Task description: Quote the records that follow in full, leaving the pictures out.

Task material:
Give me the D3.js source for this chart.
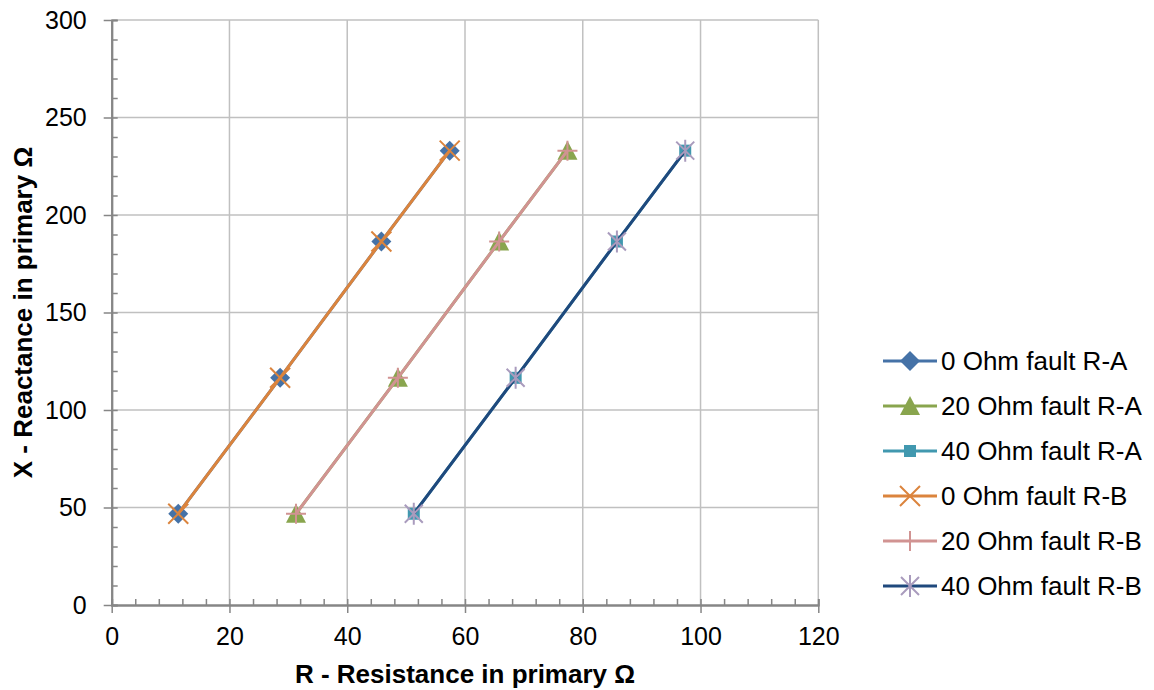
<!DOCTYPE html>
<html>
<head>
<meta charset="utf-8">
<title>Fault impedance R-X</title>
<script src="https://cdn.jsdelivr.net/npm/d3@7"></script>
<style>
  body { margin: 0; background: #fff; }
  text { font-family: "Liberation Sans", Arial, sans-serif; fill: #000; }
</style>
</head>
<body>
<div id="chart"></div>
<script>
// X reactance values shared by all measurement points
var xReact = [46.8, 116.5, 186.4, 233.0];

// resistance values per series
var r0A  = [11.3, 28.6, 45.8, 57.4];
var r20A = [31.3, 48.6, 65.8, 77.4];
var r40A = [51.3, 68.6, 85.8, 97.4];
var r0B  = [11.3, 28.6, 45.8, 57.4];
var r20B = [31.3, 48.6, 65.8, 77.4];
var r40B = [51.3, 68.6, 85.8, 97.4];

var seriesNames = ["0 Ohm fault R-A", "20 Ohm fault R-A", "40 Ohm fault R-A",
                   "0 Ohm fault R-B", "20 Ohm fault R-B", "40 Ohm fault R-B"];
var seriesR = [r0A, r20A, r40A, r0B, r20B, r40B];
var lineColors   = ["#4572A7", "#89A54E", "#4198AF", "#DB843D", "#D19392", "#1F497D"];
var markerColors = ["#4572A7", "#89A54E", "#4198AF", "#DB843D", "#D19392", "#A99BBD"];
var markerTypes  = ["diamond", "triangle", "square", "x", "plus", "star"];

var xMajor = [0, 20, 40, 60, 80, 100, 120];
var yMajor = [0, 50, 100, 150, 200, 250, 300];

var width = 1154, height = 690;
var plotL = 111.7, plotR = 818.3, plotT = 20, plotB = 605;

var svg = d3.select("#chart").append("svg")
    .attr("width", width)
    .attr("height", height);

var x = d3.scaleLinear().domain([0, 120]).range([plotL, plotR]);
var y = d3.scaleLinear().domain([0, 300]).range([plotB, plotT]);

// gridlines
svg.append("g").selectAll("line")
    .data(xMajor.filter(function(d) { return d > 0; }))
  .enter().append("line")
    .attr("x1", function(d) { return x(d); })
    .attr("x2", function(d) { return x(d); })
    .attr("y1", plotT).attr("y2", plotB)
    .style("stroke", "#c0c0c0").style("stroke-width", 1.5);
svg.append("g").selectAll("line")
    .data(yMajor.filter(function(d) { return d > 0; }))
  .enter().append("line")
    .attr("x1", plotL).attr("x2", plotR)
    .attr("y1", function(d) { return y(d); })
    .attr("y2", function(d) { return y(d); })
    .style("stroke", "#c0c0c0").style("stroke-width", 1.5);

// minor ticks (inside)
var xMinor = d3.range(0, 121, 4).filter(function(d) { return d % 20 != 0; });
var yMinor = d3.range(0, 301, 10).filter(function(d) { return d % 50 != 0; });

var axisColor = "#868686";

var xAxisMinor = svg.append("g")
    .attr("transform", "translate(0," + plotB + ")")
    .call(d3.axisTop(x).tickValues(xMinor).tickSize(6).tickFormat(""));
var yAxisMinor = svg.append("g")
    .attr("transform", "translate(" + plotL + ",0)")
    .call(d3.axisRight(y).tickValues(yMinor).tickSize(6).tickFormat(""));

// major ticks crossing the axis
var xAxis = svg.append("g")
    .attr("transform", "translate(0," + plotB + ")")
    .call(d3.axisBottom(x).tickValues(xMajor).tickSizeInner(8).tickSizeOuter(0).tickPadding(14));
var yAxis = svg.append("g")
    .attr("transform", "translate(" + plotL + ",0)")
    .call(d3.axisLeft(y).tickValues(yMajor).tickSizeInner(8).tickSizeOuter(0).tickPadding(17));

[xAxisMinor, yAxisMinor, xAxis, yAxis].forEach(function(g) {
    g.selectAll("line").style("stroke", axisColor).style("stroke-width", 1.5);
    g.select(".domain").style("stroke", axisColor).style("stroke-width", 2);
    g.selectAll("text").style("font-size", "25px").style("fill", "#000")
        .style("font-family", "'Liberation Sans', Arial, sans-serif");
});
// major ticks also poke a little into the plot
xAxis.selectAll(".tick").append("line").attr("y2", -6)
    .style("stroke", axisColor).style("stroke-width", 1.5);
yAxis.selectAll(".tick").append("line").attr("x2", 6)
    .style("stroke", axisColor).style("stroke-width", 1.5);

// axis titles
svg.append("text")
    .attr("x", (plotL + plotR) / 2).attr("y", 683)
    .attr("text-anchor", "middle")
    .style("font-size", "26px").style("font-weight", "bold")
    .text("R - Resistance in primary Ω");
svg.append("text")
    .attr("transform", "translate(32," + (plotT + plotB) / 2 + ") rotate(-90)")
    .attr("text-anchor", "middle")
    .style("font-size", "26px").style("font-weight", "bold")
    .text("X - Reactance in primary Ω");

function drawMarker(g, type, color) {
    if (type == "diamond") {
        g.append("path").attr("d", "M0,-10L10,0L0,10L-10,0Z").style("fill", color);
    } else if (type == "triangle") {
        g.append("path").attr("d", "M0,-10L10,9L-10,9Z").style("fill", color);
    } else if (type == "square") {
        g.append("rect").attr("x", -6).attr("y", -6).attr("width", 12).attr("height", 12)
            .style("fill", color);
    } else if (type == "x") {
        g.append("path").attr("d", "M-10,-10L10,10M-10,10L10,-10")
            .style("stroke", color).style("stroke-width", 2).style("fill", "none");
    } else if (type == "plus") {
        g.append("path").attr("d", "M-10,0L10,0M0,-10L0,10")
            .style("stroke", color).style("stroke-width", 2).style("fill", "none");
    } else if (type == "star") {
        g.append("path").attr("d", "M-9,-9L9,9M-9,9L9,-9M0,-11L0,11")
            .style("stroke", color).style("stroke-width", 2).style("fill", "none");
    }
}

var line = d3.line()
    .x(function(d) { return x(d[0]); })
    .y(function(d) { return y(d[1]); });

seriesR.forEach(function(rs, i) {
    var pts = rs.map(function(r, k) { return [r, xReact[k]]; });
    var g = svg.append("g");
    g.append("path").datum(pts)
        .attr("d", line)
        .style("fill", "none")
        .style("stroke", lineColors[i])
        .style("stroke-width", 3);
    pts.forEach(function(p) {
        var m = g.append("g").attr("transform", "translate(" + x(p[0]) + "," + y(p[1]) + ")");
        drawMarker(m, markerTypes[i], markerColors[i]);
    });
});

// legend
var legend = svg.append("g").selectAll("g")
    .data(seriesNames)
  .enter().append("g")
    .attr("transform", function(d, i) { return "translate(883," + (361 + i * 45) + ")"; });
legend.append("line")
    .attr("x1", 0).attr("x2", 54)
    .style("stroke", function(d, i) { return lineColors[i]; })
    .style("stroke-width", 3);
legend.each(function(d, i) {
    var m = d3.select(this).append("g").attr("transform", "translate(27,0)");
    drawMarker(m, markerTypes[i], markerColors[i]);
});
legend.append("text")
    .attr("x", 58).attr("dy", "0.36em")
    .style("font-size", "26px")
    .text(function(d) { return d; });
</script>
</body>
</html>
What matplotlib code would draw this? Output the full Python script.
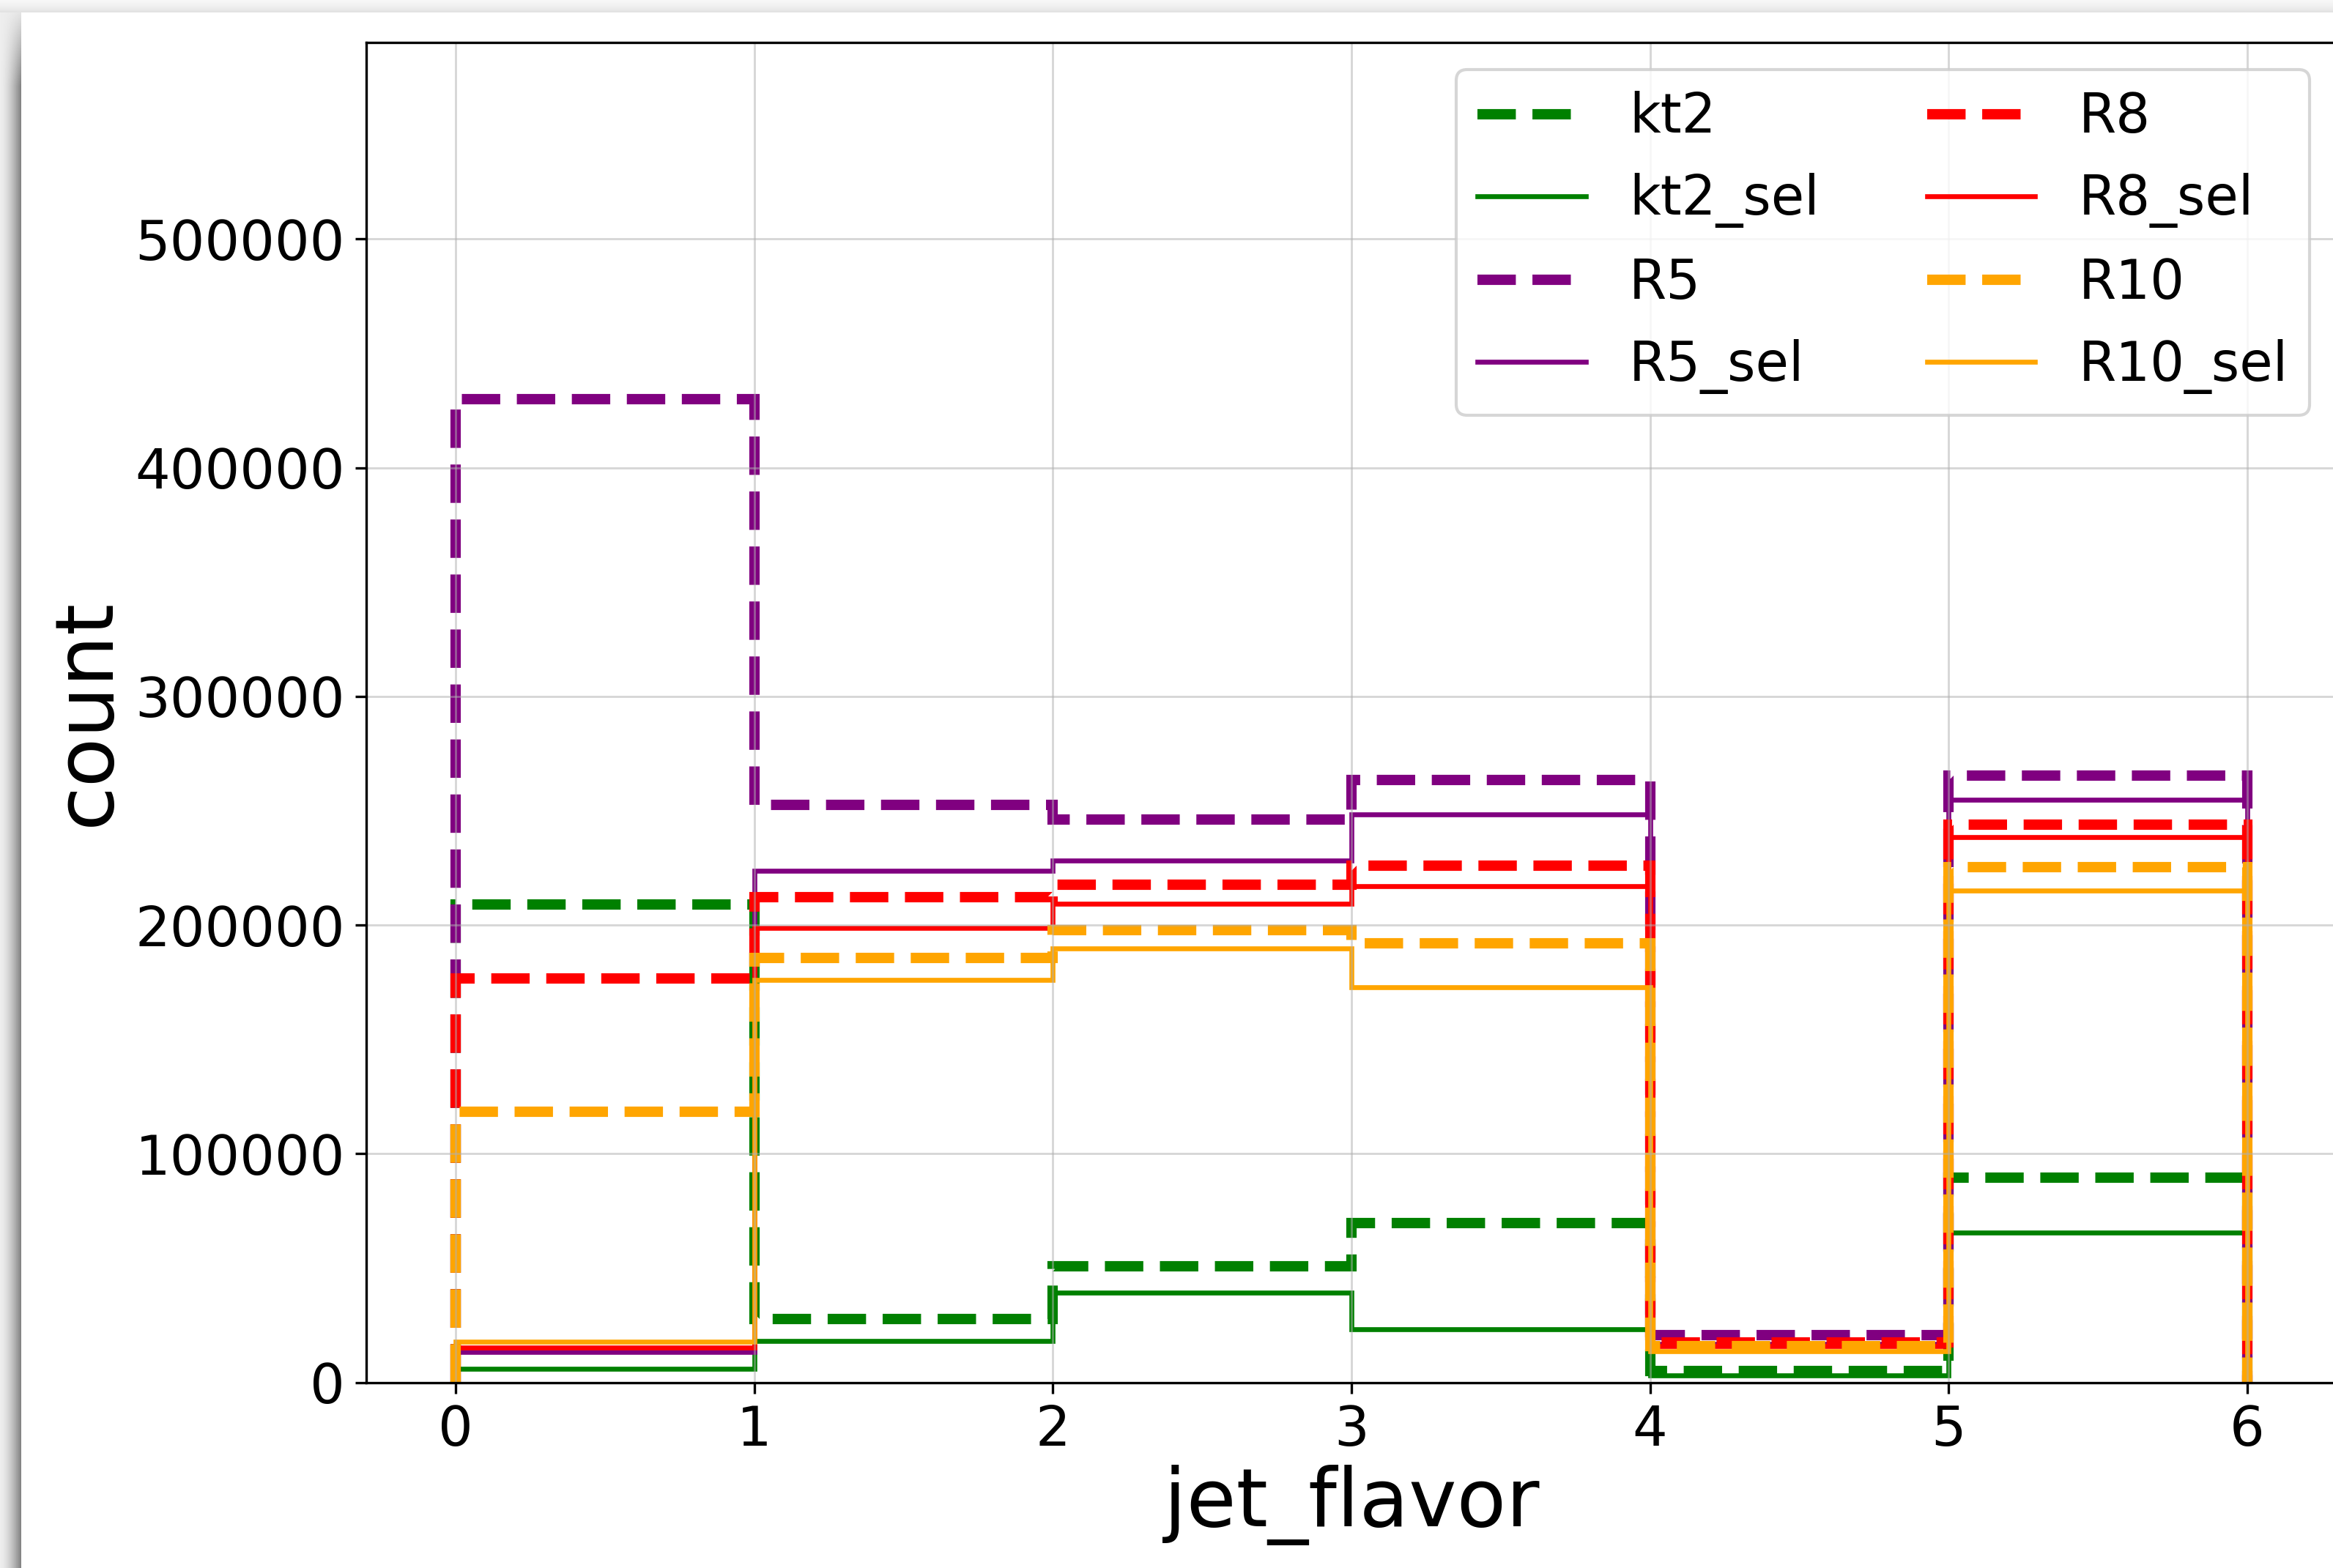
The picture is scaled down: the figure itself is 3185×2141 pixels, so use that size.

Full response:
Give me the D3.js source for this chart.
<!DOCTYPE html>
<html>
<head>
<meta charset="utf-8">
<title>Fault impedance R-X</title>
<script src="https://cdn.jsdelivr.net/npm/d3@7"></script>
<style>
  body { margin: 0; background: #fff; }
  text { font-family: "Liberation Sans", Arial, sans-serif; fill: #000; }
</style>
</head>
<body>
<div id="chart"></div>
<script>
// X reactance values shared by all measurement points
var xReact = [46.8, 116.5, 186.4, 233.0];

// resistance values per series
var r0A  = [11.3, 28.6, 45.8, 57.4];
var r20A = [31.3, 48.6, 65.8, 77.4];
var r40A = [51.3, 68.6, 85.8, 97.4];
var r0B  = [11.3, 28.6, 45.8, 57.4];
var r20B = [31.3, 48.6, 65.8, 77.4];
var r40B = [51.3, 68.6, 85.8, 97.4];

var seriesNames = ["0 Ohm fault R-A", "20 Ohm fault R-A", "40 Ohm fault R-A",
                   "0 Ohm fault R-B", "20 Ohm fault R-B", "40 Ohm fault R-B"];
var seriesR = [r0A, r20A, r40A, r0B, r20B, r40B];
var lineColors   = ["#4572A7", "#89A54E", "#4198AF", "#DB843D", "#D19392", "#1F497D"];
var markerColors = ["#4572A7", "#89A54E", "#4198AF", "#DB843D", "#D19392", "#A99BBD"];
var markerTypes  = ["diamond", "triangle", "square", "x", "plus", "star"];

var xMajor = [0, 20, 40, 60, 80, 100, 120];
var yMajor = [0, 50, 100, 150, 200, 250, 300];

var width = 1154, height = 690;
var plotL = 111.7, plotR = 818.3, plotT = 20, plotB = 605;

var svg = d3.select("#chart").append("svg")
    .attr("width", width)
    .attr("height", height);

var x = d3.scaleLinear().domain([0, 120]).range([plotL, plotR]);
var y = d3.scaleLinear().domain([0, 300]).range([plotB, plotT]);

// gridlines
svg.append("g").selectAll("line")
    .data(xMajor.filter(function(d) { return d > 0; }))
  .enter().append("line")
    .attr("x1", function(d) { return x(d); })
    .attr("x2", function(d) { return x(d); })
    .attr("y1", plotT).attr("y2", plotB)
    .style("stroke", "#c0c0c0").style("stroke-width", 1.5);
svg.append("g").selectAll("line")
    .data(yMajor.filter(function(d) { return d > 0; }))
  .enter().append("line")
    .attr("x1", plotL).attr("x2", plotR)
    .attr("y1", function(d) { return y(d); })
    .attr("y2", function(d) { return y(d); })
    .style("stroke", "#c0c0c0").style("stroke-width", 1.5);

// minor ticks (inside)
var xMinor = d3.range(0, 121, 4).filter(function(d) { return d % 20 != 0; });
var yMinor = d3.range(0, 301, 10).filter(function(d) { return d % 50 != 0; });

var axisColor = "#868686";

var xAxisMinor = svg.append("g")
    .attr("transform", "translate(0," + plotB + ")")
    .call(d3.axisTop(x).tickValues(xMinor).tickSize(6).tickFormat(""));
var yAxisMinor = svg.append("g")
    .attr("transform", "translate(" + plotL + ",0)")
    .call(d3.axisRight(y).tickValues(yMinor).tickSize(6).tickFormat(""));

// major ticks crossing the axis
var xAxis = svg.append("g")
    .attr("transform", "translate(0," + plotB + ")")
    .call(d3.axisBottom(x).tickValues(xMajor).tickSizeInner(8).tickSizeOuter(0).tickPadding(14));
var yAxis = svg.append("g")
    .attr("transform", "translate(" + plotL + ",0)")
    .call(d3.axisLeft(y).tickValues(yMajor).tickSizeInner(8).tickSizeOuter(0).tickPadding(17));

[xAxisMinor, yAxisMinor, xAxis, yAxis].forEach(function(g) {
    g.selectAll("line").style("stroke", axisColor).style("stroke-width", 1.5);
    g.select(".domain").style("stroke", axisColor).style("stroke-width", 2);
    g.selectAll("text").style("font-size", "25px").style("fill", "#000")
        .style("font-family", "'Liberation Sans', Arial, sans-serif");
});
// major ticks also poke a little into the plot
xAxis.selectAll(".tick").append("line").attr("y2", -6)
    .style("stroke", axisColor).style("stroke-width", 1.5);
yAxis.selectAll(".tick").append("line").attr("x2", 6)
    .style("stroke", axisColor).style("stroke-width", 1.5);

// axis titles
svg.append("text")
    .attr("x", (plotL + plotR) / 2).attr("y", 683)
    .attr("text-anchor", "middle")
    .style("font-size", "26px").style("font-weight", "bold")
    .text("R - Resistance in primary Ω");
svg.append("text")
    .attr("transform", "translate(32," + (plotT + plotB) / 2 + ") rotate(-90)")
    .attr("text-anchor", "middle")
    .style("font-size", "26px").style("font-weight", "bold")
    .text("X - Reactance in primary Ω");

function drawMarker(g, type, color) {
    if (type == "diamond") {
        g.append("path").attr("d", "M0,-10L10,0L0,10L-10,0Z").style("fill", color);
    } else if (type == "triangle") {
        g.append("path").attr("d", "M0,-10L10,9L-10,9Z").style("fill", color);
    } else if (type == "square") {
        g.append("rect").attr("x", -6).attr("y", -6).attr("width", 12).attr("height", 12)
            .style("fill", color);
    } else if (type == "x") {
        g.append("path").attr("d", "M-10,-10L10,10M-10,10L10,-10")
            .style("stroke", color).style("stroke-width", 2).style("fill", "none");
    } else if (type == "plus") {
        g.append("path").attr("d", "M-10,0L10,0M0,-10L0,10")
            .style("stroke", color).style("stroke-width", 2).style("fill", "none");
    } else if (type == "star") {
        g.append("path").attr("d", "M-9,-9L9,9M-9,9L9,-9M0,-11L0,11")
            .style("stroke", color).style("stroke-width", 2).style("fill", "none");
    }
}

var line = d3.line()
    .x(function(d) { return x(d[0]); })
    .y(function(d) { return y(d[1]); });

seriesR.forEach(function(rs, i) {
    var pts = rs.map(function(r, k) { return [r, xReact[k]]; });
    var g = svg.append("g");
    g.append("path").datum(pts)
        .attr("d", line)
        .style("fill", "none")
        .style("stroke", lineColors[i])
        .style("stroke-width", 3);
    pts.forEach(function(p) {
        var m = g.append("g").attr("transform", "translate(" + x(p[0]) + "," + y(p[1]) + ")");
        drawMarker(m, markerTypes[i], markerColors[i]);
    });
});

// legend
var legend = svg.append("g").selectAll("g")
    .data(seriesNames)
  .enter().append("g")
    .attr("transform", function(d, i) { return "translate(883," + (361 + i * 45) + ")"; });
legend.append("line")
    .attr("x1", 0).attr("x2", 54)
    .style("stroke", function(d, i) { return lineColors[i]; })
    .style("stroke-width", 3);
legend.each(function(d, i) {
    var m = d3.select(this).append("g").attr("transform", "translate(27,0)");
    drawMarker(m, markerTypes[i], markerColors[i]);
});
legend.append("text")
    .attr("x", 58).attr("dy", "0.36em")
    .style("font-size", "26px")
    .text(function(d) { return d; });
</script>
</body>
</html>
What matplotlib code would draw this? Output the full Python script.
The picture is scaled down: the figure itself is 3185×2141 pixels, so use that size.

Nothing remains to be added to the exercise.